More On Zillow’s Zestimate

  • The Upshot (NYT Blog) –  Angry Over Zillow’s Home Prices? A Prize Is Offered for Improving Them

    It’s one of the oldest tricks in an internet company’s playbook. Concoct a tool that gives the public new statistics on something — the quality of a restaurant or a toaster, say. Then watch visitors flock to the data and worry about accuracy later. Few such tools have been as controversial as ones that show people the market value of homes, using software algorithms to do the estimates. Homes are typically the most valuable asset in people’s lives, so emotions run hot when these estimates are seen as too high or too low. The best known of these tools — the Zestimate, from the online real estate website Zillow — began on the internet 11 years ago and has since amassed a huge audience of homeowners, shoppers and nosy neighbors. Sellers say unfair Zestimates can kill offers on their homes.
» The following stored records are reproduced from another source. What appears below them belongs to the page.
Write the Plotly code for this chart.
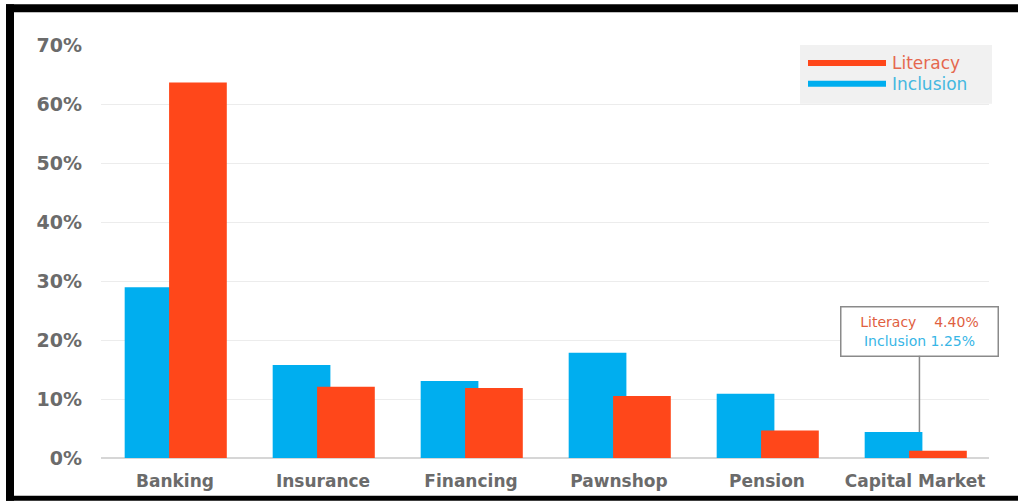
import plotly.graph_objects as go

categories = ["Banking", "Insurance", "Financing", "Pawnshop", "Pension", "Capital Market"]
inclusion_blue = [28.94, 15.76, 13.05, 17.82, 10.91, 4.40]
literacy_red = [63.63, 12.08, 11.85, 10.49, 4.66, 1.25]
y_ticks = [0, 10, 20, 30, 40, 50, 60, 70]
y_tick_labels = [f"{v}%" for v in y_ticks]

BLUE = "#00AEEF"
RED = "#FF471A"

# plot-area geometry (pixels) used to place decorative elements
L, W, T, H = 101, 888, 45, 415


def px_x(px):
    return (px - L) / W


def px_y(py):
    return (T + H - py) / H


fig = go.Figure()
fig.add_trace(go.Bar(x=categories, y=inclusion_blue, name="Inclusion", marker_color=BLUE,
                     marker_line_width=0, width=0.39, offset=-0.34, showlegend=False))
fig.add_trace(go.Bar(x=categories, y=literacy_red, name="Literacy", marker_color=RED,
                     marker_line_width=0, width=0.39, offset=-0.04, showlegend=False))

shapes = []
# black frame (top, left, bottom)
for x0, x1, y0, y1 in [(6, 1018, 4, 12), (6, 14, 4, 503), (6, 1018, 498, 503)]:
    shapes.append(dict(type="rect", xref="paper", yref="paper", x0=px_x(x0), x1=px_x(x1),
                       y0=px_y(y1), y1=px_y(y0), fillcolor="black", line_width=0, layer="above"))
# legend background and swatches
shapes.append(dict(type="rect", xref="paper", yref="paper", x0=px_x(800), x1=px_x(992),
                   y0=px_y(104), y1=px_y(45), fillcolor="#f1f1f1", line_width=0, layer="below"))
shapes.append(dict(type="line", xref="paper", yref="paper", x0=px_x(808), x1=px_x(886),
                   y0=px_y(63), y1=px_y(63), line=dict(color=RED, width=6)))
shapes.append(dict(type="line", xref="paper", yref="paper", x0=px_x(808), x1=px_x(886),
                   y0=px_y(84), y1=px_y(84), line=dict(color=BLUE, width=6)))

annotations = [
    dict(xref="paper", yref="paper", x=px_x(890), y=px_y(63), xanchor="left", yanchor="middle",
         text="Literacy", showarrow=False, font=dict(family="DejaVu Sans", size=17, color="#E5684F")),
    dict(xref="paper", yref="paper", x=px_x(890), y=px_y(84), xanchor="left", yanchor="middle",
         text="Inclusion", showarrow=False, font=dict(family="DejaVu Sans", size=17, color="#45B8E0")),
    dict(x=5.03, y=inclusion_blue[5], xref="x", yref="y", ax=0, ay=-101, axref="pixel", ayref="pixel",
         showarrow=True, arrowhead=0, arrowwidth=1.5, arrowcolor="#8a8a8a",
         text=("<span style='color:#E0603F'>Literacy&nbsp;&nbsp;&nbsp;&nbsp;4.40%</span><br>"
               "<span style='color:#38B6E6'>Inclusion&nbsp;1.25%</span>"),
         align="center", width=150, height=42, borderpad=3, bordercolor="#8a8a8a", borderwidth=1.5,
         bgcolor="white", font=dict(family="DejaVu Sans", size=14)),
]

fig.update_layout(
    width=1018, height=503,
    margin=dict(l=L, r=1018 - L - W, t=T, b=503 - T - H),
    paper_bgcolor="white", plot_bgcolor="white",
    barmode="overlay",
    shapes=shapes, annotations=annotations,
    xaxis=dict(range=[-0.5, 5.5], showgrid=False, showline=False, ticks="", ticklabelstandoff=11,
               tickfont=dict(family="DejaVu Sans", size=17, color="#6b6b6b", weight="bold")),
    yaxis=dict(range=[0, 70], tickvals=y_ticks, ticktext=y_tick_labels, showgrid=True,
               gridcolor="#ececec", gridwidth=1, zeroline=True, zerolinecolor="#d6d6d6", zerolinewidth=2,
               ticks="", ticklabelstandoff=18,
               tickfont=dict(family="DejaVu Sans", size=19, color="#6b6b6b", weight="bold")),
    showlegend=False,
)

fig.write_html("out.html")
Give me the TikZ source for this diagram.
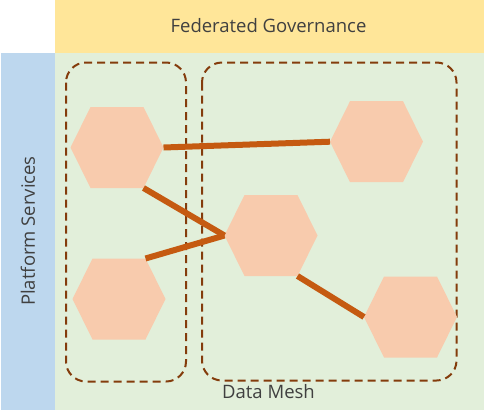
\documentclass[tikz,border=0pt]{standalone}
\usepackage{fontspec}
\setmainfont{Open Sans}
\definecolor{govyellow}{HTML}{FFE699}
\definecolor{platblue}{HTML}{BDD7EE}
\definecolor{meshgreen}{HTML}{E2EFDA}
\definecolor{hexfill}{HTML}{F8CBAD}
\definecolor{linkorange}{HTML}{C55A11}
\definecolor{domainbrown}{HTML}{843C0C}
\definecolor{labelgray}{HTML}{404040}
\tikzset{
  band/.style={draw=none},
  domainbox/.style={draw=domainbrown, line width=2pt, dash pattern=on 8pt off 5pt, rounded corners=20pt},
  hexshape/.style={fill=hexfill, draw=none},
  link/.style={draw=linkorange, line width=6pt},
  bandlabel/.style={text=labelgray, font=\fontsize{18.5}{21}\selectfont, inner sep=0pt},
}
\newcommand{\hexcell}[3]{%
  \coordinate (#1) at (#2,#3);
  \coordinate (#1-l) at (#2-46.5,#3);
  \coordinate (#1-r) at (#2+46.5,#3);
  \coordinate (#1-ur) at (#2+26.5,#3-40.5);
  \coordinate (#1-lr) at (#2+26.5,#3+40.5);
  \coordinate (#1-ul) at (#2-26.5,#3-40.5);
  \coordinate (#1-ll) at (#2-26.5,#3+40.5);
  \fill[hexshape] (#1-l) -- (#1-ul) -- (#1-ur) -- (#1-r) -- (#1-lr) -- (#1-ll) -- cycle;
}
\begin{document}
\begin{tikzpicture}[x=1pt,y=-1pt]
\useasboundingbox (0,0) rectangle (484,418);
% bands
\fill[govyellow, band] (55,0) rectangle (484,53);
\fill[platblue, band] (1,53) rectangle (55,410);
\fill[meshgreen, band] (55,53) rectangle (484,410);
\node[bandlabel] (gov) at (268.5,26) {Federated Governance};
\node[bandlabel, rotate=90] (plat) at (28,231) {Platform Services};
% domain boxes
\draw[domainbox] (66,62.5) rectangle (186,381.5);
\draw[domainbox] (202,62.5) rectangle (456.5,380.5);
\node[bandlabel] (mesh) at (268.5,392) {Data Mesh};
% hexagons
\hexcell{h1}{117}{147.5}
\hexcell{h2}{376.5}{141.7}
\hexcell{h3}{271}{235.5}
\hexcell{h4}{410.5}{317}
\hexcell{h5}{119}{299}
% links
\draw[link] (h1-r) -- (h2-l);
\draw[link] (h1-lr) -- (h3-l);
\draw[link] (h5-ur) -- (h3-l);
\draw[link] (h3-lr) -- (h4-l);
\end{tikzpicture}
\end{document}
About 171 million people visit Zillow each month, according to the company.

  • Comment

    We wrote about Zillow’s home price estimates in a post yesterday:

    Zillow’s estimate is providing buyers of real estate with a different anchor, and one that is arguably more objective than the seller’s asking price. We’re not surprised a home builder finds the new anchor too low for their taste (highlighted above). And there are certainly instances where Zillow’s estimate could be misleading. Nonetheless, Zillow’s predictive model for estimating the sales price reduces the anchoring power of the asking price and levels the playing field between buyer and seller.